A terrific surprise was the tacos al pastor, spit-roasted meat served in a trio of piping hot corn tortillas with a side of black beans and a perfect chipotle sauce.
Owner Esteban Zottele is a native of Argentina who grew up in Xalapa near the Mexican city of Veracruz. That coastal community is famous for its cuisine - which has been shaped by indigenous, Spanish and Afro-Cuban influences over its history - and vanilla, corn, seafood, rice and a heady mix of spices permeate the traditional foods.
The first Xalapa restaurant was founded in Buenos Aires in 1996, featuring the culture and cuisine of Veracruz and other regions, including the tropical flavors of Yucatan state. Here at the new eatery in Beijing, Zottele hasn't found a satisfactory supply of the seafood that is so loved in Veracruz, so the emphasis is on pork, chicken and beef dishes.

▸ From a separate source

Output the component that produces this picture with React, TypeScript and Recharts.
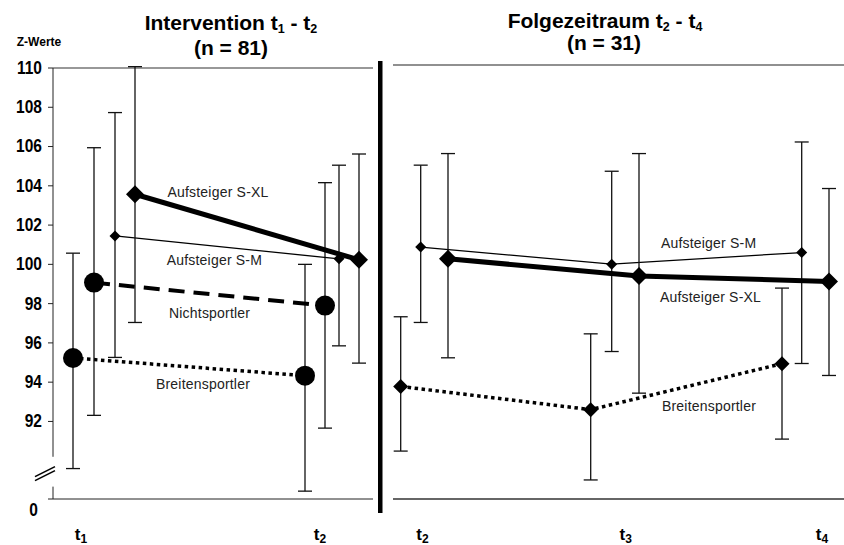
import React from 'react';
import { LineChart, Line, XAxis, YAxis, ErrorBar, ReferenceLine, ReferenceDot } from 'recharts';

// Z-Werte, Intervention t1 - t2 (n = 81), left panel
// x positions are in "slot" units of the time axis (each group is offset a little)
const leftTickPos = [1.4, 13.35];
const leftTickSub = ['1', '2'];

const leftBreitX = [1.0, 12.6];
const leftBreit = [95.23, 94.33];
const leftBreitLow = [89.6, 88.45];
const leftBreitHigh = [100.57, 100.0];

const leftNichtX = [2.05, 13.6];
const leftNicht = [99.07, 97.9];
const leftNichtLow = [92.31, 91.66];
const leftNichtHigh = [105.94, 104.16];

const leftSMX = [3.1, 14.3];
const leftSM = [101.45, 100.28];
const leftSMLow = [95.26, 95.85];
const leftSMHigh = [107.73, 105.05];

const leftSXLX = [4.1, 15.3];
const leftSXL = [103.57, 100.23];
const leftSXLLow = [97.04, 94.97];
const leftSXLHigh = [110.07, 105.62];

// Folgezeitraum t2 - t4 (n = 31), right panel
const rightTickPos = [1.475, 11.64, 21.475];
const rightTickSub = ['2', '3', '4'];

const rightBreitX = [0.385, 9.885, 19.45];
const rightBreit = [93.78, 92.6, 94.94];
const rightBreitLow = [90.49, 89.02, 91.1];
const rightBreitHigh = [97.33, 96.46, 98.79];

const rightSMX = [1.385, 10.935, 20.435];
const rightSM = [100.88, 100.01, 100.6];
const rightSMLow = [97.04, 95.56, 94.95];
const rightSMHigh = [105.05, 104.74, 106.23];

const rightSXLX = [2.75, 12.3, 21.8];
const rightSXL = [100.28, 99.41, 99.13];
const rightSXLLow = [95.24, 93.44, 94.34];
const rightSXLHigh = [105.64, 105.64, 103.86];

const yTicks = [92, 94, 96, 98, 100, 102, 104, 106, 108, 110];
const leftYMin = 88.05;
const leftYMax = 110;
const rightYMax = 110.15;

// series name annotations: [text, x, y]
const leftNames: [string, number, number][] = [
  ['Aufsteiger S-XL', 8.25, 103.69],
  ['Aufsteiger S-M', 8.07, 100.23],
  ['Nichtsportler', 7.83, 97.53],
  ['Breitensportler', 7.5, 93.92],
];
const rightNames: [string, number, number][] = [
  ['Aufsteiger S-M', 15.78, 101.09],
  ['Aufsteiger S-XL', 15.875, 98.35],
  ['Breitensportler', 15.8, 92.8],
];

const FONT = "'Liberation Sans', Arial, sans-serif";

const rows = (xs: number[], ys: number[], lo: number[], hi: number[]) =>
  xs.map((x, i) => ({ x, y: ys[i], err: [ys[i] - lo[i], hi[i] - ys[i]] }));

const circleDot = (r: number) => (p: any) =>
  <circle key={`c${p.index}`} cx={p.cx} cy={p.cy} r={r} fill="#000" />;

const diamondDot = (s: number) => (p: any) => (
  <polygon
    key={`d${p.index}`}
    points={`${p.cx},${p.cy - s} ${p.cx + s},${p.cy} ${p.cx},${p.cy + s} ${p.cx - s},${p.cy}`}
    fill="#000"
  />
);

const YTick = (p: any) => {
  const v = p.payload.value;
  const zero = v === leftYMin;
  return (
    <g transform={`translate(${p.x - (zero ? 4 : 0)},${p.y + (zero ? 11 : 0)}) scale(0.84,1)`}>
      <text x={0} y={0} textAnchor="end" dominantBaseline="central" fontSize={18.5} fontWeight="bold" fill="#000" fontFamily={FONT}>
        {zero ? '0' : v}
      </text>
    </g>
  );
};

const xTick = (subs: string[], ticks: number[]) => (p: any) => {
  const i = ticks.indexOf(p.payload.value);
  return (
    <text x={p.x} y={p.y + 41} textAnchor="middle" fontSize={17} fontWeight="bold" fill="#000" fontFamily={FONT}>
      t<tspan dy={3} fontSize={12}>{subs[i]}</tspan>
    </text>
  );
};

const nameShape = (text: string) => (p: any) => (
  <text x={p.cx} y={p.cy} textAnchor="middle" dominantBaseline="central" fontSize={14} letterSpacing={0.2} fill="#222" fontFamily={FONT}>
    {text}
  </text>
);

const breakShape = (p: any) => (
  <g stroke="#000" strokeWidth={1.6}>
    <line x1={p.cx - 18} y1={p.cy + 6} x2={p.cx + 2} y2={p.cy - 4} />
    <line x1={p.cx - 18} y1={p.cy + 2} x2={p.cx + 2} y2={p.cy - 8} />
  </g>
);

const err = <ErrorBar dataKey="err" direction="y" width={7} stroke="#111" strokeWidth={1.3} />;

export default function App() {
  return (
    <div style={{ position: 'absolute', left: 0, top: 0, width: 844, height: 545, background: '#fff' }}>
      <div style={{ position: 'absolute', left: 0, top: 0 }}>
        <LineChart width={380} height={545} margin={{ top: 68, right: 7, left: 8, bottom: 0 }}>
          <XAxis
            type="number"
            dataKey="x"
            domain={[0, 16]}
            ticks={leftTickPos}
            tick={xTick(leftTickSub, leftTickPos)}
            tickLine={false}
            tickSize={0}
            tickMargin={0}
            axisLine={{ stroke: '#222' }}
            height={46}
            allowDataOverflow
          />
          <YAxis
            type="number"
            domain={[leftYMin, leftYMax]}
            ticks={[leftYMin, ...yTicks]}
            tick={YTick}
            tickSize={5}
            tickMargin={6}
            tickLine={{ stroke: '#222' }}
            axisLine={false}
            width={45}
            allowDataOverflow
          />
          <ReferenceLine y={leftYMax} stroke="#333" strokeWidth={1.2} />
          <ReferenceLine segment={[{ x: 0, y: leftYMax }, { x: 0, y: 90.2 }]} stroke="#222" ifOverflow="visible" />
          <ReferenceLine segment={[{ x: 0, y: 88.68 }, { x: 0, y: leftYMin }]} stroke="#222" ifOverflow="visible" />
          <ReferenceDot x={0} y={89.29} r={0} shape={breakShape} ifOverflow="visible" />
          <Line data={rows(leftBreitX, leftBreit, leftBreitLow, leftBreitHigh)} dataKey="y" stroke="#000" strokeWidth={3.5} strokeDasharray="3.5 3.5" dot={circleDot(10)} activeDot={false} isAnimationActive={false}>
            {err}
          </Line>
          <Line data={rows(leftNichtX, leftNicht, leftNichtLow, leftNichtHigh)} dataKey="y" stroke="#000" strokeWidth={4} strokeDasharray="16 9" dot={circleDot(10)} activeDot={false} isAnimationActive={false}>
            {err}
          </Line>
          <Line data={rows(leftSMX, leftSM, leftSMLow, leftSMHigh)} dataKey="y" stroke="#000" strokeWidth={1.3} dot={diamondDot(5.5)} activeDot={false} isAnimationActive={false}>
            {err}
          </Line>
          <Line data={rows(leftSXLX, leftSXL, leftSXLLow, leftSXLHigh)} dataKey="y" stroke="#000" strokeWidth={5} dot={diamondDot(9)} activeDot={false} isAnimationActive={false}>
            {err}
          </Line>
          {leftNames.map(([t, x, y]) => (
            <ReferenceDot key={t} x={x} y={y} r={0} shape={nameShape(t)} ifOverflow="visible" />
          ))}
        </LineChart>
      </div>

      <div style={{ position: 'absolute', left: 380, top: 0 }}>
        <LineChart width={464} height={545} margin={{ top: 65, right: 0, left: 13, bottom: 0 }}>
          <XAxis
            type="number"
            dataKey="x"
            domain={[0, 22.55]}
            ticks={rightTickPos}
            tick={xTick(rightTickSub, rightTickPos)}
            tickLine={false}
            tickSize={0}
            tickMargin={0}
            axisLine={{ stroke: '#333', strokeWidth: 1.3 }}
            height={46}
            allowDataOverflow
          />
          <YAxis type="number" domain={[leftYMin, rightYMax]} hide allowDataOverflow />
          <ReferenceLine y={rightYMax} stroke="#222" strokeWidth={1.2} />
          <Line data={rows(rightBreitX, rightBreit, rightBreitLow, rightBreitHigh)} dataKey="y" stroke="#000" strokeWidth={3.5} strokeDasharray="3.5 3.5" dot={diamondDot(7.5)} activeDot={false} isAnimationActive={false}>
            {err}
          </Line>
          <Line data={rows(rightSMX, rightSM, rightSMLow, rightSMHigh)} dataKey="y" stroke="#000" strokeWidth={1.3} dot={diamondDot(5.5)} activeDot={false} isAnimationActive={false}>
            {err}
          </Line>
          <Line data={rows(rightSXLX, rightSXL, rightSXLLow, rightSXLHigh)} dataKey="y" stroke="#000" strokeWidth={5} dot={diamondDot(9)} activeDot={false} isAnimationActive={false}>
            {err}
          </Line>
          {rightNames.map(([t, x, y]) => (
            <ReferenceDot key={t} x={x} y={y} r={0} shape={nameShape(t)} ifOverflow="visible" />
          ))}
        </LineChart>
      </div>

      <svg width={844} height={545} style={{ position: 'absolute', left: 0, top: 0, pointerEvents: 'none' }} fontFamily={FONT}>
        <text x={231} y={30} textAnchor="middle" fontSize={21} fontWeight="bold" fill="#000">
          Intervention t<tspan dy={3} fontSize={12.5}>1</tspan><tspan dy={-3}> - t</tspan><tspan dy={3} fontSize={12.5}>2</tspan>
        </text>
        <text x={231} y={55} textAnchor="middle" fontSize={21} fontWeight="bold" fill="#000">(n = 81)</text>
        <text x={605} y={28} textAnchor="middle" fontSize={21} fontWeight="bold" fill="#000">
          Folgezeitraum t<tspan dy={3} fontSize={12.5}>2</tspan><tspan dy={-3}> - t</tspan><tspan dy={3} fontSize={12.5}>4</tspan>
        </text>
        <text x={604} y={50} textAnchor="middle" fontSize={21} fontWeight="bold" fill="#000">(n = 31)</text>
        <text x={39} y={46} textAnchor="middle" fontSize={12} fontWeight="bold" fill="#000">Z-Werte</text>
        <rect x={378} y={61} width={4.5} height={452} fill="#000" />
      </svg>
    </div>
  );
}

A glass case of shimmering desserts tempted us mightily, and we saved just enough room to sample some. The housemade flan is divinely light, and the tres leches (three-milk) cake will leave you smiling with its nice rum finish. The arroz con leche, a simple-sounding rice pudding, was just sublime - and a good choice if you're feeling too full for a monster slab of rich cake.
While the food is excellent overall, the service doesn't always match. The staff is sweet as pie but sometimes seems overwhelmed - a large party in the house can make it hard for smaller tables to get attention. Call it growing pains - a common challenge in a new restaurant.